Le Bal des faux-culs
Bienvenue en lacrymocratie...
Ça y est : pratiquement un mois jour pour jour, après le début du mouvement des gilets jaunes, la presse française dévoile une nouvelle facette de ce qu’il est désormais convenu d’appeler sa veulerie, et son extrême soumission aux pouvoirs en place.
Nous assistons, depuis quelques heures, à un retournement de veste sans précédent dans l’histoire des mouvements sociaux : après plusieurs milliers de blessés, dont des centaines très graves ; après 17 éborgnés et 4 amputés, après plusieurs morts, dont au moins un (Zineb Redouane, à Marseille), indirectement lié à la répression policière démesurée ; après les alertes d’Amnesty International, et de plusieurs associations (collectif « Désarmons-les », ACAT...) sur le niveau de répression absolument inédit, et un usage de la force complètement disproportionné par les forces de l’ordre, sur des manifestants pacifiques, désarmés, incapables de se défendre dans leur immense majorité…
Après deux mois non seulement de silence radio complet, mais aussi de soutien inconditionnel aux « forces de l’ordre », de la part de tous les éditocrates, journalistes, grands reporters et petits courtisans que compte ce pays,....Alleluia ! « ils » se réveillent enfin…
« Ils » ? BusinessFinancesMédias TV, Libération, Le Figaro et consorts, la « crème » des médias oligarchiques français, possédés rappelons-le à 90% par une dizaine de milliardaires proches du pouvoir…
BFM, hier :
Violences policières : les lanceurs de balles de défense sont-ils trop dangereux ?
Libération, ce matin :
Violences policières : les armes du déni
LCI, ce matin :
Gilets jaunes et violences policières : la polémique enfle autour de l'usage du LBD
Europe 1, ce matin :
David, victime de violences policières lors d'une manifestation de "gilets jaunes" : "C'est clairement voulu, c'est l'envie de blesser"
Y avait-il le même type d’article, la même vague d’indignation médiatique, la même envie de dénoncer ce scandale, ne serait-ce qu’une semaine auparavant ? Nous avons eu beau chercher, à part un article d’Acrimed (clairement pas possédé par un oligarque, et clairement pas un « grand média mainstream rempli de grands éditorialistes et de grands reporters ») daté d’il y a 21 jours ( !) (lien disponible dans le titre)
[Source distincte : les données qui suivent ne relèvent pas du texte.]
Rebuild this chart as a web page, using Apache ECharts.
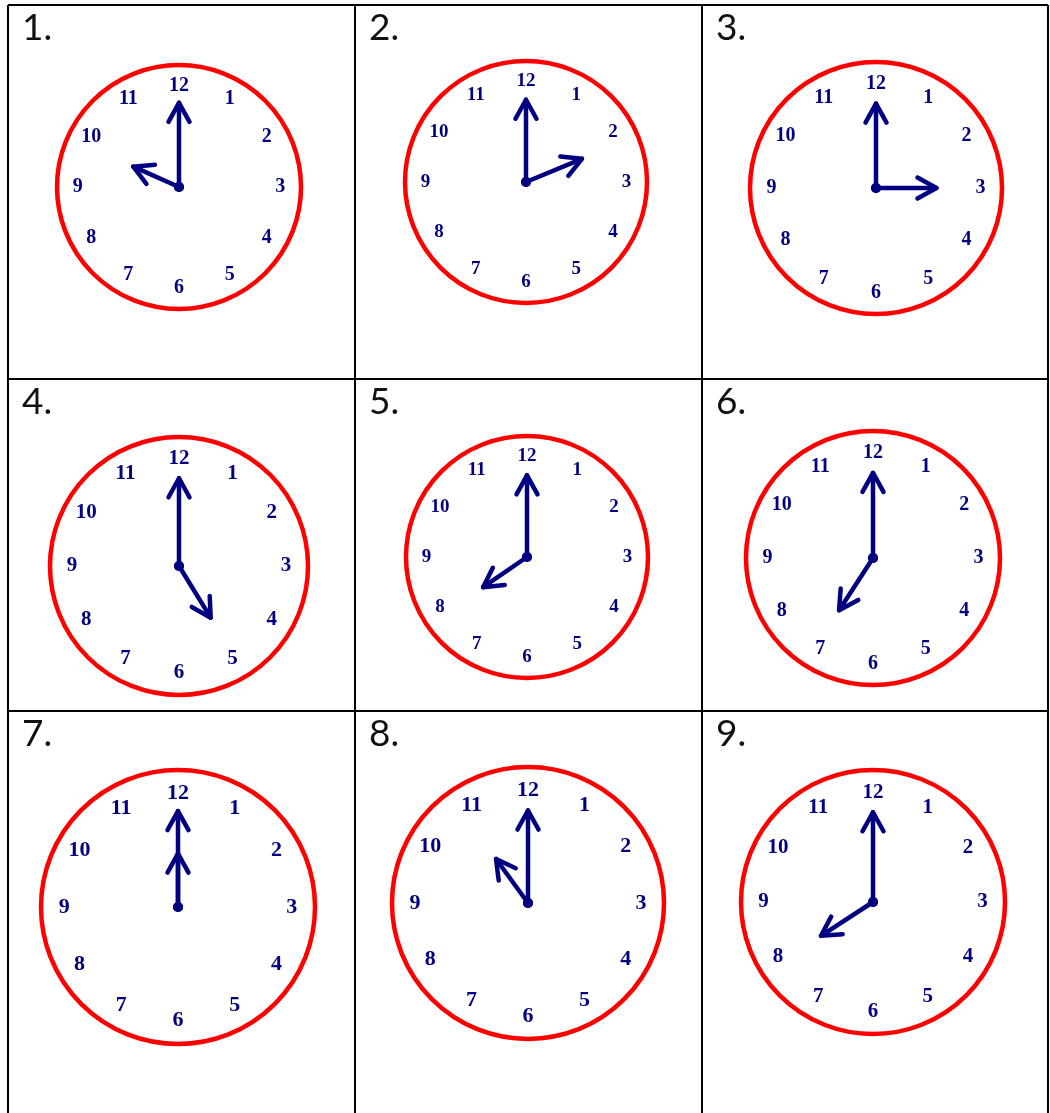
<!DOCTYPE html>
<html>
<head>
<meta charset="utf-8">
<title>Clocks</title>
<script src="https://cdn.jsdelivr.net/npm/echarts@6/dist/echarts.min.js"></script>
<style>
  html, body { margin: 0; padding: 0; background: #fff; }
  #chart { width: 1050px; height: 1113px; }
</style>
</head>
<body>
<div id="chart"></div>
<script>
// values
const clockLabels = ["1.", "2.", "3.", "4.", "5.", "6.", "7.", "8.", "9."]
const dialNumbers = [1, 2, 3, 4, 5, 6, 7, 8, 9, 10, 11, 12]
// hand positions on the dial, in hours (12 = top)
const hourHand = [9.8, 2.25, 3, 4.95, 7.85, 7.1, 12, 10.8, 7.9]
const minuteHand = [12, 12, 12, 12, 12, 12, 12, 12, 12]
// hand lengths as a share of the dial radius
const hourHandLen = [0.41, 0.5, 0.48, 0.47, 0.44, 0.49, 0.39, 0.4, 0.47]
const minuteHandLen = [0.69, 0.68, 0.67, 0.68, 0.675, 0.67, 0.7, 0.68, 0.68]
const numberRadius = 0.83

// layout: dial centre x, centre y, radius (px)
const dialLayout = [
  [179, 187, 122], [526, 182, 121], [876, 188, 126],
  [179, 566, 129], [527, 557, 121], [873, 558, 127],
  [178, 907, 137], [528, 903, 136], [873, 902, 132]
]
const colX = [8, 355, 702, 1048]
const rowY = [5, 379, 711, 1130]

const NAVY = "#000080"
const RED = "#ff0000"
const HEAD_LEN = 19
const HEAD_HALF = 10.5

const chart = echarts.init(document.getElementById("chart"))

const renderHand = (params, api) => {
  const c = api.coord([0, 0])
  const t = api.coord([api.value(0), api.value(1)])
  const dx = c[0] - t[0]
  const dy = c[1] - t[1]
  const len = Math.hypot(dx, dy) || 1
  const ux = dx / len
  const uy = dy / len
  const b1 = [t[0] + ux * HEAD_LEN - uy * HEAD_HALF, t[1] + uy * HEAD_LEN + ux * HEAD_HALF]
  const b2 = [t[0] + ux * HEAD_LEN + uy * HEAD_HALF, t[1] + uy * HEAD_LEN - ux * HEAD_HALF]
  const style = { stroke: NAVY, lineWidth: 4.5, fill: null, lineCap: "round", lineJoin: "round" }
  return {
    type: "group",
    children: [
      { type: "polyline", shape: { points: [c, t] }, style: style },
      { type: "polyline", shape: { points: [b1, t, b2] }, style: style },
      { type: "circle", shape: { cx: c[0], cy: c[1], r: 5 }, style: { fill: NAVY } }
    ]
  }
}

const polar = []
const angleAxis = []
const radiusAxis = []
const series = []
const title = []

dialLayout.forEach((d, i) => {
  polar.push({ center: [d[0], d[1]], radius: d[2] })
  angleAxis.push({
    polarIndex: i,
    type: "value",
    min: 0,
    max: 12,
    interval: 1,
    startAngle: 90,
    clockwise: true,
    axisLine: { show: true, lineStyle: { color: RED, width: 4.5 } },
    axisTick: { show: false },
    axisLabel: { show: false },
    splitLine: { show: false }
  })
  radiusAxis.push({
    polarIndex: i,
    type: "value",
    min: 0,
    max: 1,
    axisLine: { show: false },
    axisTick: { show: false },
    axisLabel: { show: false },
    splitLine: { show: false }
  })
  series.push({
    type: "scatter",
    coordinateSystem: "polar",
    polarIndex: i,
    symbolSize: 0,
    silent: true,
    itemStyle: { opacity: 1 },
    label: {
      show: true,
      position: "inside",
      formatter: (p) => String(p.value[2]),
      color: NAVY,
      fontFamily: "Liberation Serif",
      fontWeight: "bold",
      fontSize: Math.round(d[2] * 0.16)
    },
    data: dialNumbers.map((n) => [numberRadius, n, n])
  })
  series.push({
    type: "custom",
    coordinateSystem: "polar",
    polarIndex: i,
    silent: true,
    renderItem: renderHand,
    data: [
      [minuteHandLen[i], minuteHand[i]],
      [hourHandLen[i], hourHand[i]]
    ]
  })
  title.push({
    text: clockLabels[i],
    left: colX[i % 3] + 14,
    top: rowY[Math.floor(i / 3)] + 5,
    padding: 0,
    textStyle: { fontFamily: "Lato", fontWeight: "normal", fontSize: 37, color: "#111" }
  })
})

// table lines
const lines = []
colX.forEach((x) => lines.push({ type: "line", shape: { x1: x, y1: rowY[0], x2: x, y2: rowY[3] } }))
rowY.slice(0, 3).forEach((y) => lines.push({ type: "line", shape: { x1: colX[0], y1: y, x2: colX[3], y2: y } }))
lines.forEach((l) => { l.style = { stroke: "#000", lineWidth: 2 }; l.silent = true })

chart.setOption({
  animation: false,
  backgroundColor: "#fff",
  title: title,
  polar: polar,
  angleAxis: angleAxis,
  radiusAxis: radiusAxis,
  graphic: lines,
  series: series
})
</script>
</body>
</html>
Gilets jaunes : voile médiatique sur les violences policières
article qui faisait je job, et le faisait bien...
Sinon, ailleurs ? Rien de rien…
A quoi est donc dûe cette soudaine prise de conscience de la majorité autrefois non seulement silencieuse, mais activement complice ?
Sans doute à cause de ça :
Gilet jaune dans le coma : les policiers ont-ils caché des preuves ? (vidéo)
Une nouvelle vidéo de la charge de la police à Bordeaux samedi 12, ayant amené à la blessure grave d'un manifestant montre la scène du point de vue des policiers. Il apparaît que les forces de l'ordre ont semblé dépassées par la situation et n'ont pas porté secours à la victime.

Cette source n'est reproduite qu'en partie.